I had a similar experience a few weeks ago when I presented to a group of financial planners. I started talking about business owners and discovered that many in the room had shifted their 'take' on the presentation to their personal situations!

The neat thing about both experiences was that the three part focus: financial, organization and personal resonated with both groups! I discovered that no matter where a person is in their life, when they step back to gain a perspective, they have concerns/interests in all three areas.

They discover that they need to think about where they are and where they want to go - and then make 'life adjustments' to get themselves on track to live a live that will be rewarding and fulfilling to them. They must live their lives by their standards and values, not someone else's.

So I'll keep my three part focus but expand my perspective to a wider range of people including business leaders and owners and others, too.

Monday, September 28, 2009


A few days ago the Gallup Organization published the results of an eight month survey that showed that business owners have the highest overall well-being of any occupation group – followed closely by Professionals and Managers/Executives.

Another article, published immediately after the Gallup publication, said the findings ‘reflect the importance of being able to choose the work you do and how you do it. The way you manage your time, and the way you respond to adversity.”

In other words, business owners and, to a slightly lesser extent, professionals and managers/executives, derive greater ‘psychic income’- emotional satisfaction – from their work than most other groups.

It's no wonder they don’t give much thought to retirement – what they will do in the ‘third phase’ of their lives. I hear comments like: “I’m happy doing what I’m doing,” “I just going to keep on doing it,” “I’m not ready,” “The company isn’t ready,” etc.

Thinking about making their transition requires them to take time from what they enjoy (love!) doing – so the put it off ‘til later, ‘when I’ve got time.’
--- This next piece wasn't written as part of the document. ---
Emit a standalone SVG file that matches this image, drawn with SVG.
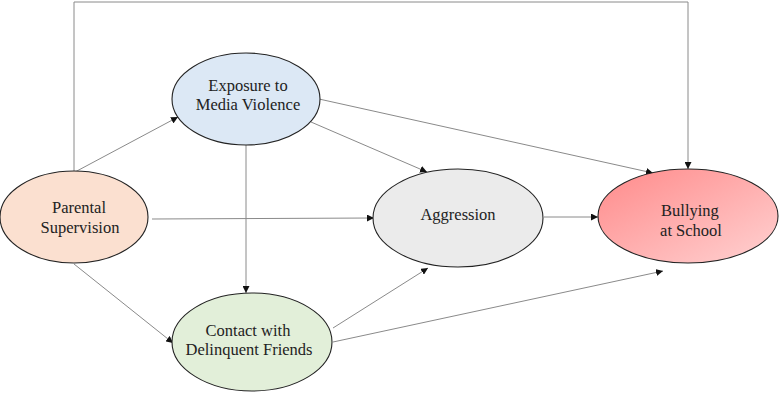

The downside is that they are in danger of suffocating their business – the very thing that the have spent their life building!

They run out of personal energy and ideas, the company loses its competitive edge and the best of the next generation, the potential future leadership, seeing no opportunity for growth, move on while the mediocre hang and ‘settle in.’ Slowly, the business ‘dies in the vine’ and the leader’s lifetime investment is squandered.

Every business leader – to assure a successful transition needs to ask – and answer – questions in three key areas:
FINANCIAL - How will I transfer my wealth out of the business into my personal portfolio?
ORGANIZATIONAL - How will I create my legacy – a strong, sustainable company that will thrive after I retire?
PERSONAL - How will I build a meaningful ‘third phase’ of my life – something I am looking forward to after I retire?

Doing all this takes time – time to transfer your wealth, time to build your organization and develop the people to lead it, and time to create your new life. Waiting too long can limit, even destroy your ability to make a successful transition.

No matter how much you love what you are doing now, it’s essential to start planning early. When is the right time? It all depends on your specific circumstances. The key is to start early rather than late. Start too late and you can lose every thing you built – and end up ‘lost in the wilderness.’